The three-month tomato harvest in Yolo County starts in July. From the sky looking down, the perfectly straight rows of tomato plants seem to resemble ripples in a lake. It's a bounty that would take even the most experienced person a lifetime to pick by hand. That’s why the Muller family in Woodland uses half-million dollar harvesting machines to pick their fruit.

"These machines are lifting the plant off the ground, shaking the fruit loose, and the plant drops back to the ground," farmer Colin Muller said. "The tomatoes are sorted by electronic, optical eye.”

Credit: Jason Beal
Honeydew melons are harvested by the truckload in Knights Landing.

About 10 miles north of Woodland, honeydew melons are piling up by the truckload in Knights Landing. Both man and machine work together to remove the green leaves from the melons. Only the best looking ones make it to the conveyor belt. If you were to fly overhead, you would see skilled workers throwing damaged or less desirable melons back into the field to be plowed back into the soil.

In Colusa County, sunflowers have lost their golden color. A combine just outside the city of Colusa mows through dried stems and consumes the entire plant. Ben Carter starts harvest in late August and early September.

"These are hybrid sunflowers for seed, and we use a combine to harvest them. We only harvest the females. The males are destroyed," Carter said.

In one massive swath, the plant is fed into the belly of the machine, smashing and separating the seeds from the petals, and spitting out the leftovers.

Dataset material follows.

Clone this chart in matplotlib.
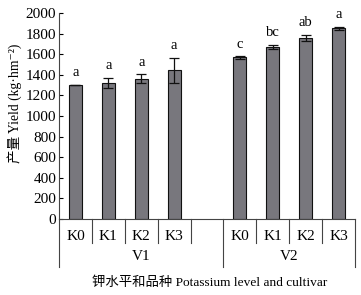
import matplotlib
matplotlib.use("Agg")
import matplotlib.pyplot as plt
import matplotlib.transforms as mtransforms

plt.rcParams['font.family'] = ['Liberation Serif', 'Noto Sans CJK SC', 'DejaVu Sans']

cultivars = ["V1", "V2"]
levels = ["K0", "K1", "K2", "K3"]
yield_v1 = [1300, 1320, 1362, 1443]
err_v1 = [3, 50, 42, 120]
yield_v2 = [1568, 1672, 1756, 1850]
err_v2 = [10, 18, 32, 18]
letters_v1 = ["a", "a", "a", "a"]
letters_v2 = ["c", "bc", "ab", "a"]
yticks = [0, 200, 400, 600, 800, 1000, 1200, 1400, 1600, 1800, 2000]

W, H = 361, 295
fig = plt.figure(figsize=(W / 100, H / 100), dpi=100)
ax = fig.add_axes([59 / W, 1 - 219 / H, (355 - 59) / W, (219 - 13) / H])

pos_v1 = [0, 1, 2, 3]
pos_v2 = [5, 6, 7, 8]
bar_kw = dict(width=0.4, color="#78777d", edgecolor="#111111", linewidth=0.8, zorder=2)
err_kw = dict(ecolor="#111111", elinewidth=0.9, capsize=3.5, capthick=0.9)
ax.bar(pos_v1, yield_v1, yerr=err_v1, error_kw=err_kw, **bar_kw)
ax.bar(pos_v2, yield_v2, yerr=err_v2, error_kw=err_kw, **bar_kw)

for xs, ys, es, ls in [(pos_v1, yield_v1, err_v1, letters_v1), (pos_v2, yield_v2, err_v2, letters_v2)]:
    for x, y, e, l in zip(xs, ys, es, ls):
        ax.annotate(l, (x, y + e), xytext=(0, 4), textcoords="offset points",
                    ha="center", va="bottom", fontsize=10.5)

ax.set_xlim(-0.5, 8.5)
ax.set_ylim(0, 2000)
ax.set_yticks(yticks)
ax.tick_params(axis="y", direction="in", length=3, width=0.8, labelsize=11, pad=2)
ax.set_xticks(pos_v1 + pos_v2)
ax.set_xticklabels(levels + levels, fontsize=11)
ax.tick_params(axis="x", length=0, pad=8)
for s in ["top", "right"]:
    ax.spines[s].set_visible(False)
ax.spines["left"].set_linewidth(0.8)
ax.spines["bottom"].set_linewidth(0.8)
ax.spines["bottom"].set_color("#444444")
ax.spines["left"].set_color("#444444")

trans = mtransforms.blended_transform_factory(ax.transData, ax.transAxes)
short = -24 / 206
long_ = -48 / 206
for b in [0.5, 1.5, 2.5, 3.5, 5.5, 6.5, 7.5]:
    ax.plot([b, b], [0, short], transform=trans, color="#444444", lw=0.8, clip_on=False)
for b in [-0.5, 4.5, 8.5]:
    ax.plot([b, b], [0, long_], transform=trans, color="#444444", lw=0.8, clip_on=False)

ax.text(2.0, -38 / 206, cultivars[0], transform=trans, ha="center", va="center", fontsize=11)
ax.text(6.5, -38 / 206, cultivars[1], transform=trans, ha="center", va="center", fontsize=11)

fig.text(210 / W, 1 - 283 / H, "钾水平和品种 Potassium level and cultivar",
         ha="center", va="center", fontsize=9.6)
fig.text(15 / W, 1 - 103 / H, "产量 Yield (kg·hm⁻²)", rotation=90,
         ha="center", va="center", fontsize=9.8)

fig.savefig("out.png", dpi=100)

"It would be way too time-consuming to do what we do without the mechanization," Carter said.

In Maxwell, the smell of cucumber lingers in the air as the harvester turns a leafy green field into a sloppy brown mess. The cucumbers in this field are not destined for the supermarket.

The tumbling basket rollers smash the cucumbers to small pieces. The seeds are released and sent into a holding container. After a thorough drying, they will be packaged and sold to a garden store near you.

It takes modern machines to harvest California food and a modern farmer to bring it to your table.

"California is one of the most productive states in terms of agriculture," Carter said. "We farmers take pride in feeding the world."